What foods pair well with amaro?
Aged cheeses are the classic starting point: Averna with Pecorino, Nonino with Parmigiano, Amaro Montenegro with a creamy Taleggio. Cured meats work across most amari; Fernet or Braulio with a tagliere of prosciutto and salame is a standard alpine move. Desserts built around chocolate, espresso, or dried fruit pair naturally with sweeter amari like Ramazzotti or Amaro di Angostura. Strong coffee is itself an amaro pairing; the traditional caffè corretto (espresso corrected with a splash of amaro) is still how many Italians finish a meal.
How do regional amari match regional Italian cuisine?
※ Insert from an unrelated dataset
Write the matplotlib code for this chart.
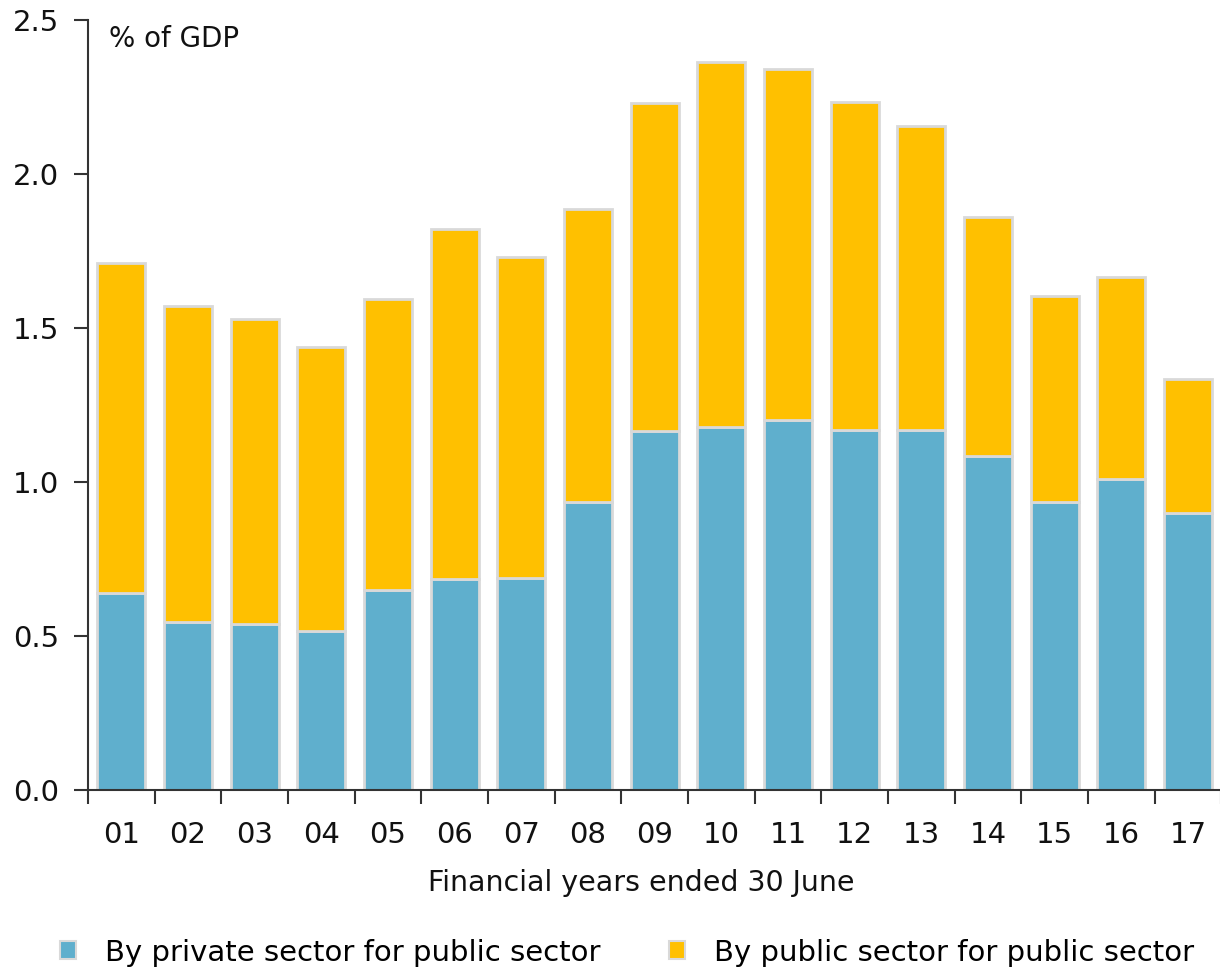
import matplotlib
matplotlib.use('Agg')
import matplotlib.pyplot as plt
from matplotlib.patches import Patch
import numpy as np

years = ['01', '02', '03', '04', '05', '06', '07', '08', '09',
         '10', '11', '12', '13', '14', '15', '16', '17']
# % of GDP
private_for_public = [0.64, 0.545, 0.54, 0.515, 0.65, 0.685, 0.69, 0.935, 1.165,
                      1.18, 1.20, 1.17, 1.17, 1.085, 0.935, 1.01, 0.90]
total = [1.71, 1.57, 1.53, 1.44, 1.595, 1.82, 1.73, 1.885, 2.23,
         2.365, 2.34, 2.235, 2.155, 1.86, 1.605, 1.665, 1.335]
public_for_public = [t - p for t, p in zip(total, private_for_public)]

blue = '#5fafcd'
gold = '#ffc000'
edge = '#d9d9d9'

plt.rcParams['font.family'] = 'DejaVu Sans'

fig = plt.figure(figsize=(12.2, 9.73), dpi=100)
ax = fig.add_axes([0.0721, 0.188, 0.929, 0.7914])

x = np.arange(len(years))
ax.bar(x, private_for_public, width=0.72, color=blue, edgecolor=edge, linewidth=2)
ax.bar(x, public_for_public, width=0.72, bottom=private_for_public,
       color=gold, edgecolor=edge, linewidth=2)

ax.set_xlim(-0.5, len(years) - 0.5)
ax.set_ylim(0, 2.5)
ax.set_yticks([0.0, 0.5, 1.0, 1.5, 2.0, 2.5])
ax.set_yticklabels(['0.0', '0.5', '1.0', '1.5', '2.0', '2.5'])

ax.set_xticks(x)
ax.set_xticklabels(years)
ax.set_xticks(np.arange(len(years) + 1) - 0.5, minor=True)
ax.tick_params(axis='x', which='major', length=0, pad=22, labelsize=21, colors='#111111')
ax.tick_params(axis='x', which='minor', length=10, width=1.5, color='#333333')
ax.tick_params(axis='y', length=10, width=1.5, pad=11, labelsize=21, color='#333333',
               labelcolor='#111111')

for side in ['top', 'right']:
    ax.spines[side].set_visible(False)
for side in ['left', 'bottom']:
    ax.spines[side].set_linewidth(1.5)
    ax.spines[side].set_color('#333333')

ax.text(0.019, 0.993, '% of GDP', transform=ax.transAxes, ha='left', va='top',
        fontsize=20, color='#111111')
ax.text(0.4885, -0.103, 'Financial years ended 30 June', transform=ax.transAxes,
        ha='center', va='top', fontsize=20.5, color='#111111')

handles = [Patch(facecolor=blue, edgecolor=edge, linewidth=1.5),
           Patch(facecolor=gold, edgecolor=edge, linewidth=1.5)]
fig.legend(handles, ['By private sector for public sector', 'By public sector for public sector'],
           loc='center', bbox_to_anchor=(0.514, 0.021), ncol=2, frameon=False,
           fontsize=21, handlelength=0.55, handleheight=0.55, handletextpad=1.0,
           columnspacing=2.33, borderpad=0.2)

fig.savefig('out.png', dpi=100)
Southern Italian amari like Averna (Sicily) and Amaro Lucano (Basilicata) are richer and more caramel-forward, matching the heavier meat dishes and aged cheeses of the south. Central amari like Montenegro (Bologna) are more balanced and pair with the cream-and-egg cooking of Emilia-Romagna. Alpine amari like Braulio and Génépy are mentholated and herbal, cutting the fat of cured meats, butter, and mountain cheeses. Fernet Branca, developed in Milan, is the great digestive equalizer; it is too intense to be regional in the usual sense but works with the richest food on the table.
Can I cook with amaro?
Yes, and it is an established Italian home-cooking technique. Campari glazes for strawberries or roast duck bring bitter-orange depth to fruit and rich meat alike. Cynar works in risotto, where its artichoke base reinforces vegetable stock. Fernet Branca appears in tiramisu as a cocoa-friendly substitute for or addition to espresso. Nonino or Averna reduced with balsamic makes a glaze for pork or roasted figs. Use amaro the way you would a fortified wine: deglaze a pan, reduce until syrupy, and finish with butter.
Which amaro pairs with which course?
Aperitif (before the meal): Aperol or Campari, served as a Spritz or Americano, with olives and crostini. Primo and secondo (pasta and main): amaro rarely appears alongside food in the strict sense, but a chilled Montenegro is sometimes sipped between courses at long meals. Formaggi (cheese course): a medium amaro like Averna, Nonino, or Ramazzotti. Dolce (dessert): a richer amaro works with chocolate and coffee-based desserts. Ammazzacaffè (after coffee): the most intense fernet-style amaro, drunk neat in a small glass to close the meal.